Intelligenza artificiale per andare a funghi: ne avevamo bisogno? Così si elimina il valore dell’incognita
(L'editoriale) Tali suggerimenti artificiali cancellano quella componente fatta di passaparola e di esperienze tramandate che anticipa o segue l’uscita. Ma soprattutto l’incertezza che motiva ogni passo, che stimola ogni sguardo, che innesca un benefico stato di concentrazione sfuma, andando ad alterare il valore di un’esperienza ricca di significato anche quando il bottino è misero
di cui il Comitato scientifico dell’AltraMontagna è garante.
Qualche giorno fa sono andato a funghi insieme a un amico che vedo saltuariamente perché abita in un’altra regione. L’ho portato in una porzione di bosco un po’ scomoda da raggiungere, ma che in rare occasioni mi ha tradito: dopo le piogge che hanno battuto il nord Italia ero certo quindi di raccogliere il giusto senza troppa fatica.

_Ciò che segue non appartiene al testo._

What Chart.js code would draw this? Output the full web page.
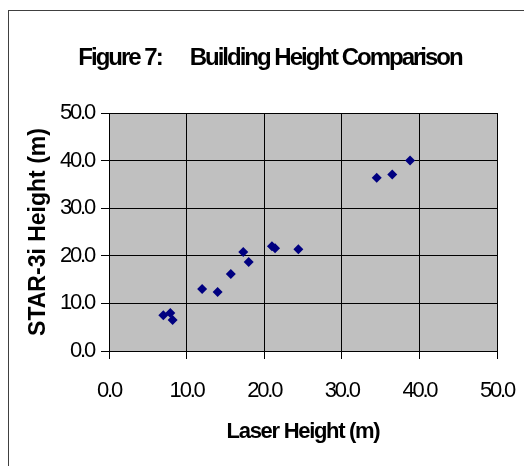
<!DOCTYPE html>
<html>
<head>
<meta charset="utf-8">
<script src="https://cdn.jsdelivr.net/npm/chart.js@4/dist/chart.umd.min.js"></script>
<style>
  html, body { margin: 0; padding: 0; background: #fff; }
  #wrap { width: 524px; height: 466px; position: relative; }
</style>
</head>
<body>
<div id="wrap"><canvas id="chart1" width="524" height="466"></canvas></div>
<script>
// values
const laserHeight = [7.0, 7.9, 8.2, 12.0, 14.0, 15.7, 17.3, 18.0, 21.0, 21.4, 24.4, 34.5, 36.5, 38.8];
const starHeight  = [7.5, 8.0, 6.5, 13.0, 12.4, 16.2, 20.8, 18.7, 22.0, 21.6, 21.4, 36.4, 37.1, 40.0];
const axisMin = 0;
const axisMax = 50;
const axisStep = 10;

const titleText = 'Figure 7:      Building Height Comparison';
const xTitle = 'Laser Height (m)';
const yTitle = 'STAR-3i Height (m)';

const fontFamily = '"Liberation Sans", Arial, sans-serif';
const points = laserHeight.map((x, i) => ({ x: x, y: starHeight[i] }));

// Excel squeezes its text, so give each piece its own letter spacing
function spaced(scale, spacing) {
    const orig = scale.drawTitle;
    scale.drawTitle = function () {
        const ctx = this.ctx;
        const old = ctx.letterSpacing;
        ctx.letterSpacing = spacing;
        orig.apply(this, arguments);
        ctx.letterSpacing = old;
    }
}

// gray plot area, frame round the chart and the big title
const excelLook = {
    id: 'excelLook',
    beforeLayout(chart) {
        chart.ctx.letterSpacing = '-2.2px';
    },
    afterLayout(chart) {
        if (chart.scales.x._spaced) return;
        spaced(chart.scales.x, '-1.3px');
        spaced(chart.scales.y, '0px');
        chart.scales.x._spaced = true;
    },
    beforeDraw(chart) {
        const ctx = chart.ctx;
        const a = chart.chartArea;
        ctx.letterSpacing = '-2.2px';
        ctx.save();
        ctx.fillStyle = '#c0c0c0';
        ctx.fillRect(a.left, a.top, a.right - a.left, a.bottom - a.top);
        ctx.strokeStyle = '#404040';
        ctx.lineWidth = 1;
        ctx.strokeRect(8.5, 10.5, 700, 700);
        ctx.fillStyle = '#000';
        ctx.font = 'bold 24px ' + fontFamily;
        ctx.letterSpacing = '-2px';
        ctx.textAlign = 'center';
        ctx.textBaseline = 'alphabetic';
        ctx.fillText(titleText, 270, 65);
        ctx.restore();
    }
}

new Chart('chart1', {
    type: 'scatter',
    data: {
        datasets: [{
            data: points,
            pointStyle: 'rectRot',
            radius: 5,
            hoverRadius: 5,
            backgroundColor: '#000080',
            borderColor: '#000080',
            borderWidth: 0
        }]
    },
    options: {
        responsive: false,
        animation: false,
        events: [],
        layout: { padding: { left: 0, top: 113, right: 27, bottom: 0 } },
        plugins: { legend: { display: false }, tooltip: { enabled: false }, title: { display: false } },
        scales: {
            x: {
                type: 'linear',
                min: axisMin,
                max: axisMax,
                afterFit: (s) => { s.height = 115; s.paddingLeft = 0; s.paddingRight = 0 },
                ticks: {
                    stepSize: axisStep,
                    padding: 19,
                    color: '#000',
                    font: { family: fontFamily, size: 22 },
                    callback: (v) => v.toFixed(1),
                    maxRotation: 0
                },
                grid: { color: '#000', lineWidth: 1, tickLength: 8, tickColor: '#000' },
                border: { color: '#000' },
                title: {
                    display: true,
                    text: xTitle,
                    color: '#000',
                    font: { family: fontFamily, size: 22, weight: 'bold' },
                    padding: { top: 0, bottom: 21 }
                }
            },
            y: {
                type: 'linear',
                min: axisMin,
                max: axisMax,
                afterFit: (s) => { s.width = 109; s.paddingTop = 0; s.paddingBottom = 0 },
                ticks: {
                    stepSize: axisStep,
                    padding: 7,
                    color: '#000',
                    font: { family: fontFamily, size: 22 },
                    callback: (v) => v.toFixed(1)
                },
                grid: { color: '#000', lineWidth: 1, tickLength: 8, tickColor: '#000' },
                border: { color: '#000' },
                title: {
                    display: true,
                    text: yTitle,
                    color: '#000',
                    font: { family: fontFamily, size: 23, weight: 'bold' },
                    padding: { top: 25, bottom: 0 }
                }
            }
        }
    },
    plugins: [excelLook]
});
</script>
</body>
</html>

“Stasera mangiamo un bel risotto”, ci siamo detti superando la soglia del bosco, tuttavia, di lì a breve, le nostre speranze si sono infrante in una pressoché totale assenza di funghi. Niente di niente: né buoni né velenosi. Eppure l’occhio non si arrendeva e per un po’ abbiamo continuato a vagare in silenzio, distanti l’uno dall’altro, nella speranza di scorgere un cappello bruno sbucare tra le radici o tra il muschio umido.

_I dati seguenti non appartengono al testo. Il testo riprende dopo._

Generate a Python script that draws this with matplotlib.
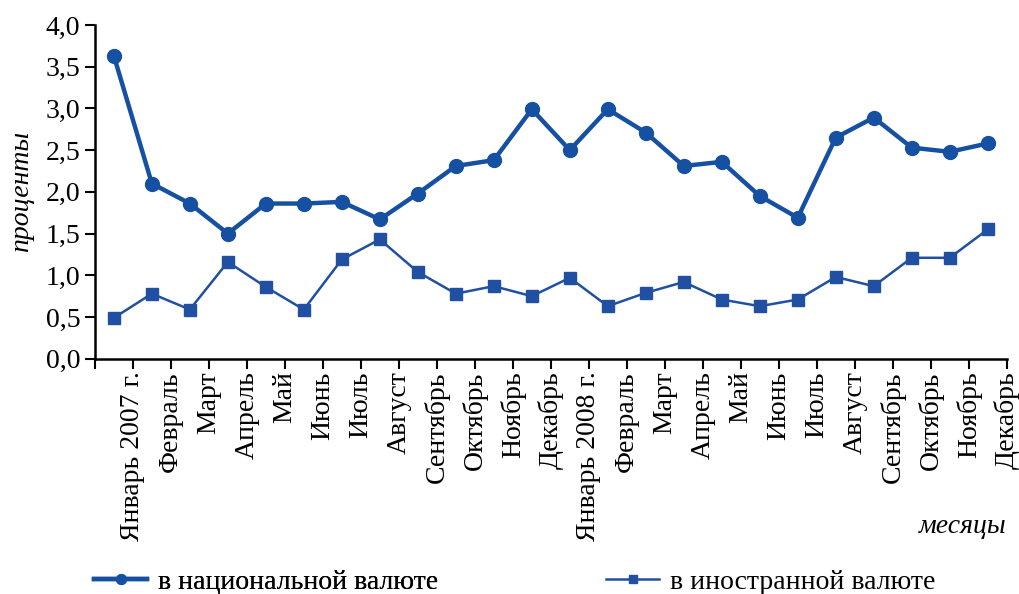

Quel silenzio carico di concentrazione custodisce forse uno degli elementi più affascinanti dell’andare a funghi: l’incognita. Proprio grazie all’incertezza continuiamo a perlustrare il bosco anche quando è evidente che ha poco da offrirci. Lo sguardo attento ci distoglie dai pensieri più mesti e per qualche ora si prende fiato all’ombra delle chiome. Ogni tanto un sussulto di felicità, qualche volta un falso allarme (l’inganno di un’ombra, la lontananza, un richiamo nella tonalità), spesso uno scandagliare privo di risultati.
Se si torna a casa a mani vuote la delusione svanisce in breve per lasciare spazio al commento, al confronto, all’indagine. Si consulta chi ne sa di più (senza entrare nei dettagli, per non svelare le proprie zone); si scopre di aver setacciato la quota o i versanti sbagliati, di essersi introdotti in un bosco già ispezionato da altri. Così si ripresenta la voglia di tornare tra gli alberi. Un desiderio probabilmente innescato proprio dall’incertezza, che dona un significato anche alle esperienze meno fruttuose.

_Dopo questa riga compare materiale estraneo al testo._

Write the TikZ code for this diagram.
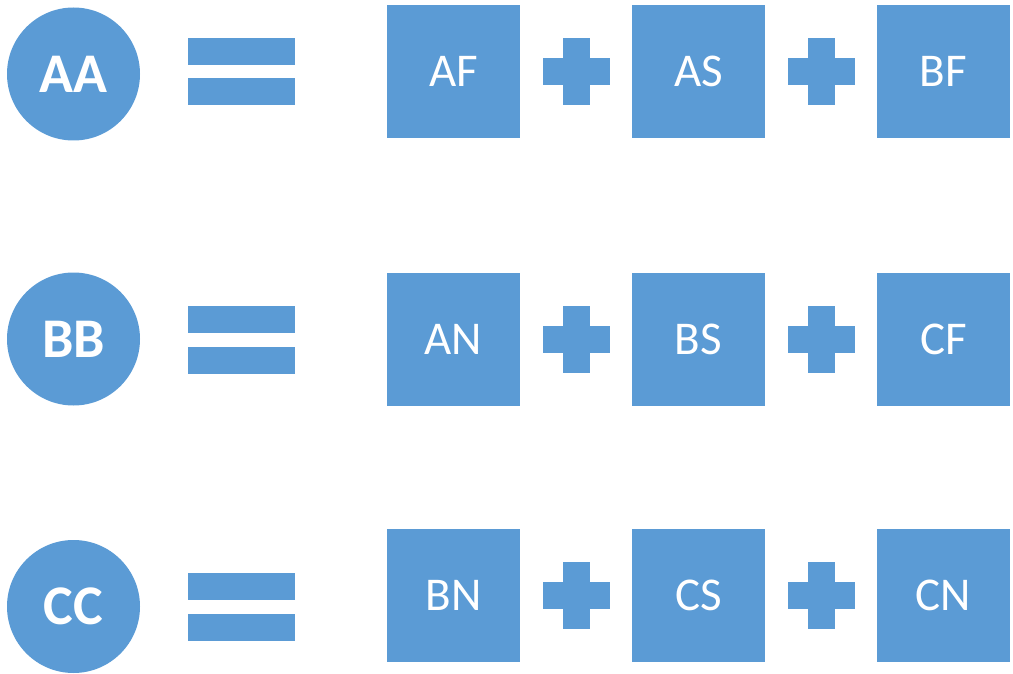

Questo discorso ovviamente vale soprattutto per chi va a funghi per passione (non per lavoro) e, malissimo che vada, sostituisce il risotto con una pastasciutta.
Sorge quindi spontanea una domanda: se viene eliminata l’incertezza, cosa rimane dell’esperienza? Nell’era di internet, come riportato su IlDolomiti, è nata una "mappa interattiva e costantemente aggiornata che permette di scoprire subito dove e quando nasceranno i funghi" e finalizzata scongiurare il rischio di "tornare a casa a mani vuote".
La tabella, si legge nel sito di Geoticket, è "basata sull'intelligenza artificiale" ed è progettata per aiutare a ottimizzare la raccolta. "Incrocia milioni di dati - riferisce ancora IlDolomiti - riguardanti piovosità, altitudine, esposizione solare e tipo di foresta per offrire una visione completa e dettagliata della crescita fungina in Italia".
A leggere queste descrizioni sembra quasi che un’uscita dai tempi dilatati o priva di raccolto trasudi inutilità e fallimento. Una percezione corroborata dalle parole di Francesco Biacchi, Ceo di Geoticket, che sempre a IlDolomiti afferma: "L'esperienza e i chilometri da percorrere nei boschi, sono prerogative che non saranno mai sostituibili. Ma con uno strumento simile si riducono i rischi di tornare a mani vuote, migliorando la giornata di raccolta e permettendo, perché no, un notevole risparmio su viaggi a vuoto, regalando sempre la migliore uscita a funghi di sempre".
E così - senza soffermarci sul rischio sovraffollamento o sul grande richiamo che queste iniziative possono avere anche tra i meno esperti - il valore quantitativo si impone su quello esperienziale. Perché se è vero che un cesto pesante dà più soddisfazione rispetto a un cesto vuoto; se è vero che l’occhio bisogna comunque gettarlo al suolo (e non sulla bancarella della frutta e verdura); tali suggerimenti artificiali eliminano quella componente fatta di passaparola e di esperienze tramandate che anticipa o segue l’uscita. Ma soprattutto l’incertezza che motiva ogni passo, che stimola ogni sguardo, che innesca un benefico stato di concentrazione sfuma, andando ad alterare il valore di un’esperienza ricca di significato anche quando il bottino è misero.